De verscheidenheid van de natuur zou beschadigd worden, zoals je nu al ziet bij bepaalde planten en dieren. Het is namelijk zo dat als er een bepaalde ziekte uitbreekt, haast niemand meer resistent zou zijn voor deze ziekte. Een samenleving die voor het klonen van mensen is, kiest voor een minder multiculturele samenleving.
Ook zijn er ethische nadelen. Zo zou van klonen verwacht worden dat ze precies hetzelfde zijn als degene waarvan de donorcel afkomstig is. Hoogstwaarschijnlijk zouden ze hetzelfde uiterlijk en bepaalde karaktereigenschappen hebben. Natuurlijk worden ze niet helemaal gelijk. Een groot deel van je persoonlijkheid wordt namelijk gevormd door je omgeving en niet door je genen. Maar door klonen krijg je dus wel meer van het zelfde type mens.

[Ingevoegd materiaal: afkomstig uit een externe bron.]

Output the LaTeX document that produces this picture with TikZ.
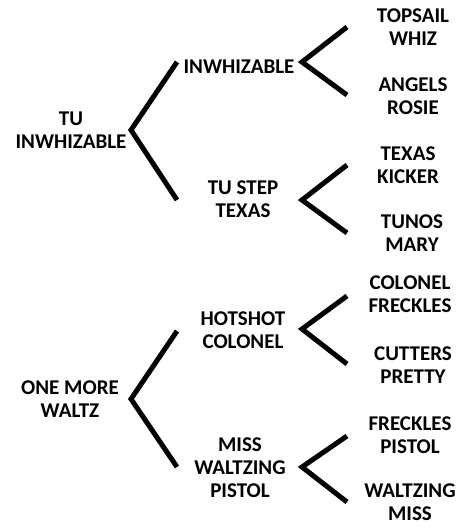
\documentclass[tikz,border=0pt]{standalone}
\usepackage{fontspec}
\setmainfont{Carlito}
\usetikzlibrary{positioning}
\tikzstyle{horse} = [font=\bfseries\fontsize{21}{23}\selectfont, align=center, inner sep=0pt]
\tikzstyle{line} = [draw, line width=5pt]

\begin{document}
\begin{tikzpicture}[x=1pt, y=-1pt]
\useasboundingbox (0,0) rectangle (462,528);

% Horses
% Tu Inwhizable
\node (tu) [horse] at (71,130) {TU\\INWHIZABLE};
\node (inw) [horse] at (239,67) {INWHIZABLE};
\node (step) [horse] at (243,199) {TU STEP\\TEXAS};
\node (topsail) [horse] at (413,27) {TOPSAIL\\WHIZ};
\node (angels) [horse] at (413,96) {ANGELS\\ROSIE};
\node (kicker) [horse] at (408,165) {TEXAS\\KICKER};
\node (tunos) [horse] at (412,233) {TUNOS\\MARY};
% One More Waltz
\node (omw) [horse] at (70,399) {ONE MORE\\WALTZ};
\node (hotshot) [horse] at (243,330) {HOTSHOT\\COLONEL};
\node (miss) [horse] at (240,468) {MISS\\WALTZING\\PISTOL};
\node (colonel) [horse] at (410,294) {COLONEL\\FRECKLES};
\node (cutters) [horse] at (413,365) {CUTTERS\\PRETTY};
\node (freckles) [horse] at (410,435) {FRECKLES\\PISTOL};
\node (waltzing) [horse] at (410,502) {WALTZING\\MISS};

% Forks
\coordinate (tufork) at (131,130);
\coordinate (tuup) at (177,62);
\coordinate (tudown) at (177,200);
\coordinate (inwfork) at (302,62);
\coordinate (inwup) at (347,27);
\coordinate (inwdown) at (347,95);
\coordinate (stepfork) at (302,200);
\coordinate (stepup) at (347,165);
\coordinate (stepdown) at (347,233);
\coordinate (omwfork) at (131,399);
\coordinate (omwup) at (177,331);
\coordinate (omwdown) at (177,467);
\coordinate (hotfork) at (302,329);
\coordinate (hotup) at (347,296);
\coordinate (hotdown) at (347,364);
\coordinate (missfork) at (302,467);
\coordinate (missup) at (347,436);
\coordinate (missdown) at (347,502);

% Connections
\draw [line] (tuup) -- (tufork) -- (tudown);
\draw [line] (inwup) -- (inwfork) -- (inwdown);
\draw [line] (stepup) -- (stepfork) -- (stepdown);
\draw [line] (omwup) -- (omwfork) -- (omwdown);
\draw [line] (hotup) -- (hotfork) -- (hotdown);
\draw [line] (missup) -- (missfork) -- (missdown);

\end{tikzpicture}
\end{document}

Ook zou de wereld overbevolkt raken als iemand zomaar wat klonen van zichzelf zou kunnen maken. Als de ‘normale voortplanting’ gewoon door zou gaan, zal de bevolking met een nog grotere snelheid dan nu het geval is groeien. Een nog grotere overbevolking dan nu al verwacht wordt onder natuurlijke omstandigheden is het gevolg.
Nog een belangrijk argument is dat als men gaat klonen, de seks wordt losgekoppeld van de voortplanting. En het bijzondere van seksuele voortplanting ligt hem in de constructie van het genetisch materiaal van de nakomeling. Met klonen wordt de uitkomst vastgelegd en is dus voorspelbaar, in plaats van onvoorspelbaar en verrassend bij natuurlijke voortplanting.
Net zoals het klonen van dieren erop gericht is om dieren met betere eigenschappen te krijgen, loopt men bij het klonen van mensen het gevaar om betere mensen te krijgen. Dit is dan een vorm van discriminatie van minder bedeelden en gehandicapte of zwakbegaafde mensen.
Voordat het schaap Dolly er was, waren daar al minstens 276 pogingen aan vooraf gegaan. Niemand weet waarom de meeste pogingen mislukt zijn. Het klonen van mensen zou dus niet kunnen zonder uitgebreide menselijke experimenten. Er zijn mensen die 276 ‘mislukte’ lammetjes nog acceptabel vinden, maar wat te denken van mislukte of half succesvolle menselijke experimenten? Dit is ethisch niet acceptabel.
Hoe ver mag de wetenschap gaan? Waarom bij dieren wel en bij mensen niet? Waarom is het klonen van planten wel normaal en is dat dan wel natuurlijk? Gaat het niet een beetje te ver om een kopie van onszelf te maken? Is dat niet een gevaar voor onszelf?
Er zijn vele vragen waarop niemand een duidelijk antwoord kan geven. Eigenlijk is de wetenschap al te ver om het nu nog te verbieden. Maar je kan de wetenschap ook niet eeuwig zijn gang laten gaan. Het grootste probleem is dat niemand weet waar de grens ligt.